# TO DO
Everything from the first line of the data below through the line that contains "const yTicks = [0, 0.2, 0.4, 0.6, 0.8, 1];" should be written out exactly, please, and nothing more; the pictures stay out.

# INFORMATION PROVIDED
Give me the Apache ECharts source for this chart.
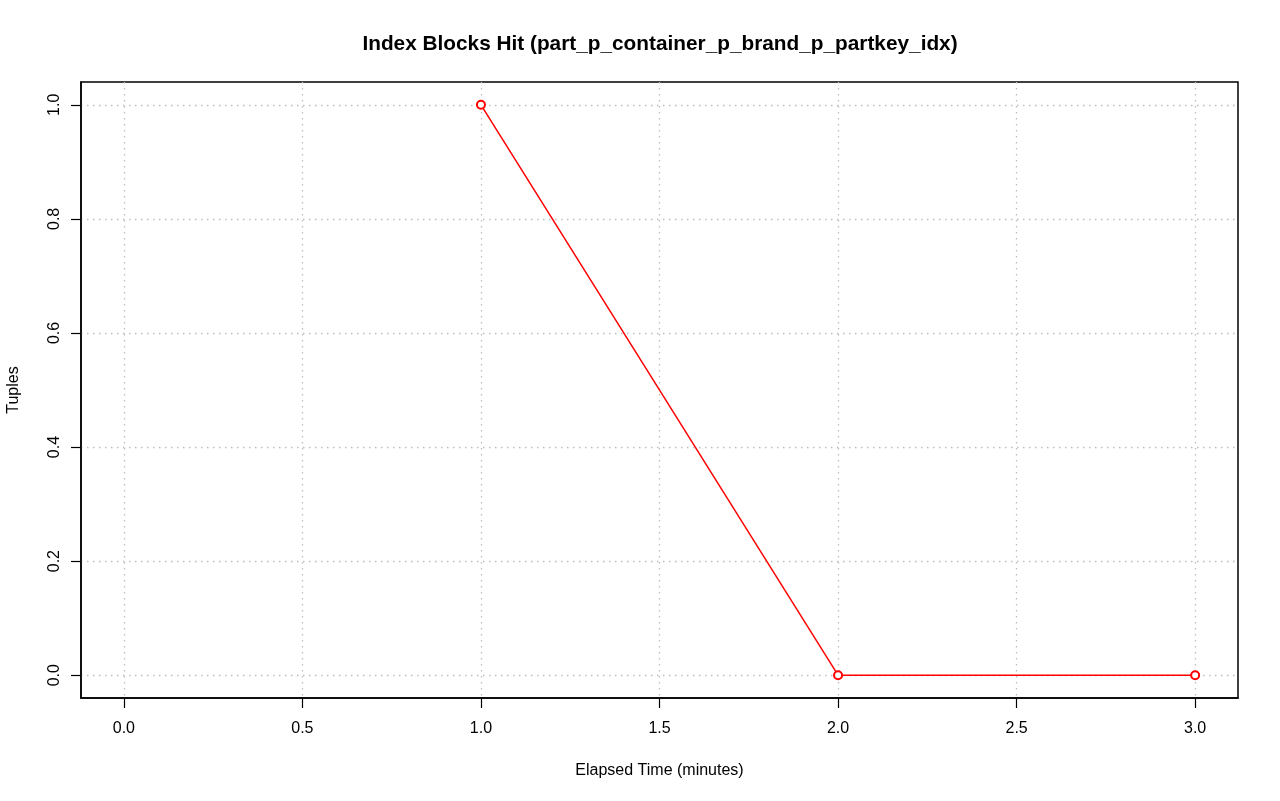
<!DOCTYPE html>
<html><head><meta charset="utf-8">
<script src="https://cdn.jsdelivr.net/npm/echarts@6/dist/echarts.min.js"></script>
<style>html,body{margin:0;padding:0;background:#fff}#c{width:1280px;height:801px}</style>
</head><body><div id="c"></div>
<script>
const titleText = 'Index Blocks Hit (part_p_container_p_brand_p_partkey_idx)';
const xName = 'Elapsed Time (minutes)';
const yName = 'Tuples';
const xValues = [1, 2, 3];
const yValues = [1, 0, 0];
const xTicks = [0, 0.5, 1, 1.5, 2, 2.5, 3];
const yTicks = [0, 0.2, 0.4, 0.6, 0.8, 1];

const chart = echarts.init(document.getElementById('c'));
const font = 'Liberation Sans, Arial, sans-serif';
chart.setOption({
  animation: false,
  title: {
    text: titleText, left: 655, top: 29, textAlign: 'center',
    textStyle: {fontFamily: font, fontSize: 20.8, fontWeight: 'bold', color: '#000'}
  },
  grid: {left: 81, right: 42, top: 82, bottom: 103, containLabel: false, outerBoundsMode: 'none',
    show: true, borderColor: '#000', borderWidth: 1.5, backgroundColor: 'transparent'},
  xAxis: {
    type: 'value', min: -0.12, max: 3.12,
    name: xName, nameLocation: 'middle', nameGap: 65,
    nameTextStyle: {fontFamily: font, fontSize: 16, color: '#000'},
    axisLine: {show: true, onZero: false, lineStyle: {color: '#000', width: 1.5}},
    axisTick: {show: true, inside: false, length: 10, customValues: xTicks, lineStyle: {color: '#000', width: 1.2}},
    axisLabel: {customValues: xTicks, margin: 23, fontFamily: font, fontSize: 16, color: '#000',
      formatter: v => v.toFixed(1)},
    splitLine: {show: true, lineStyle: {color: '#bdbdbd', type: [1.5, 4.5], width: 1.3}}
  },
  yAxis: {
    type: 'value', min: -0.04, max: 1.04,
    name: yName, nameLocation: 'middle', nameGap: 59, nameRotate: 90,
    nameTextStyle: {fontFamily: font, fontSize: 16, color: '#000'},
    axisLine: {show: true, onZero: false, lineStyle: {color: '#000', width: 1.5}},
    axisTick: {show: true, inside: false, length: 10, customValues: yTicks, lineStyle: {color: '#000', width: 1.2}},
    axisLabel: {customValues: yTicks, rotate: 90, margin: 18, fontFamily: font, fontSize: 16, color: '#000',
      formatter: v => v.toFixed(1)},
    splitLine: {show: true, lineStyle: {color: '#bdbdbd', type: [1.5, 4.5], width: 1.3}}
  },
  series: [{
    type: 'line',
    data: xValues.map((x, i) => [x, yValues[i]]),
    symbol: 'emptyCircle', symbolSize: 8,
    lineStyle: {color: '#ff0000', width: 1.5},
    itemStyle: {color: '#ff0000', borderColor: '#ff0000', borderWidth: 1.5},
    clip: false
  }]
});
</script></body></html>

# EXERCISE RESULT
Give me the Apache ECharts source for this chart.
<!DOCTYPE html>
<html><head><meta charset="utf-8">
<script src="https://cdn.jsdelivr.net/npm/echarts@6/dist/echarts.min.js"></script>
<style>html,body{margin:0;padding:0;background:#fff}#c{width:1280px;height:801px}</style>
</head><body><div id="c"></div>
<script>
const titleText = 'Index Blocks Hit (part_p_container_p_brand_p_partkey_idx)';
const xName = 'Elapsed Time (minutes)';
const yName = 'Tuples';
const xValues = [1, 2, 3];
const yValues = [1, 0, 0];
const xTicks = [0, 0.5, 1, 1.5, 2, 2.5, 3];
const yTicks = [0, 0.2, 0.4, 0.6, 0.8, 1];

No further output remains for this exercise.